In den Bundesländern wurde das Modell schon mehrfach ausprobiert. Derzeit werden Thüringen (seit 2014), Bremen (seit 2019) und Berlin (seit 2016) von dieser Farbkonstellation regiert. Die Anfänge liegen noch weiter zurück. In Sachsen-Anhalt gab es in den 90er Jahren das "Magdeburger Modell" . Dabei handelte es sich zwar um keine Koalition, aber immerhin um die Duldung einer Minderheitsregierung aus SPD und Grünen durch die Linken bzw. die PDS.

Rein rechnerisch hätte "R2G" - so ein anderer Name für das Bündnis - im Bund durchaus schon parlamentarische Mehrheiten gehabt. 2005, nach dem Ende der rot-grünen Koalition, hätte es dafür gereicht. Und auch 2013 wäre eine Linkskoalition möglich gewesen. Beide Male kam es stattdessen zu einer Großen Koalition aus Union und SPD.

Heuer könnte es wieder einmal so weit sein, dass zumindest die Zahlen für Rot-Grün-Rot ausreichen würden. Derzeit sagen sechs von sieben führenden Meinungsforschungsinstituten eine Mehrheit voraus. Je nach Umfrage würden SPD, Grüne und Linke mit zwei bis acht Prozentpunkten vor den anderen Parteien führen. Hinzu kommt, dass die Bereitschaft der Sozialdemokraten größer zu sein scheint als in den vergangenen Jahren. Vorsitzende Saskia Esken bezeichnete eine solche Koalition immerhin als "möglich und denkbar".

Scholz schließt nichts aus

Kanzlerkandidat Olaf Scholz verhält sich da anders. Er weist bei jeder Gelegenheit darauf hin, wie hoch für ihn die Hürden eines solchen Bündnisses wären. Es gebe "unverhandelbare" Anforderungen an die Linken, zum Beispiel ein klares Bekenntnis zur Nato und zu soliden Haushalten. Auch bei Auslandseinsätzen der Bundeswehr sowie bei Vermögenssteuer und Vermögensabgabe und bei einer möglichen Abschaffung der Geheimdienste sind die Linken weit von grünen und sozialdemokratischen Vorstellungen entfernt. Von vorneherein komplett ausschließen will Olaf Scholz eine Linkskoalition allerdings nicht.

Das liefert der Konkurrenz Wahlkampffutter. Armin Laschet, Kanzlerkandidat der Union, und CSU-Vorsitzender Markus Söder werden nicht müde, auf die Gefahren eines solchen Bündnisses hinzuweisen. Laschet versuchte unter anderem beim ersten Triell seinen Mitbewerber Scholz zu einer klaren Absage zu bewegen. Doch der ließ sich dadurch nicht erschüttern und wich einem "Ja" oder "Nein" beharrlich aus.
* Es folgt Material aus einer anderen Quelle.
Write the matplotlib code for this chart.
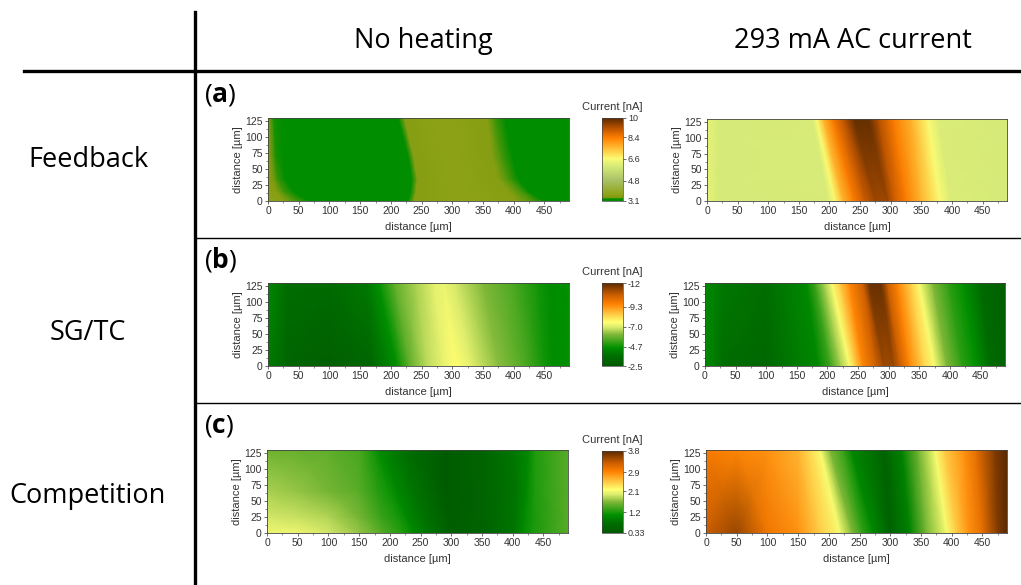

Als wichtigster Grund für diesen SPD-Kurs werden die Sondierungsgespräche nach der Wahl genannt. Scholz selbst wolle keinesfalls mit den Linken zusammenarbeiten, heißt es. Er bevorzuge eher eine Ampel mit Grünen und FDP. Doch um mögliche Partner von einem solchen Bündnis zu überzeugen, brauche er die Drohkulisse von R2G. Ob das eine eher nach links gerückte SPD-Bundestagsfraktion auch so sähe wie Scholz, ist allerdings die Frage.

Linke warnt vor "Wahlbetrug"

Und die Linkspartei selbst? Die verweist auf die Chancen einer solchen Regierung - zum Beispiel bei der Einführung eines höheren Mindestlohnes. Wenn die SPD dann am Ende einen Schwenk in Richtung FDP mache, so Spitzenkandidat DietmarBartsch, dann sei das ein glatter "Wahlbetrug".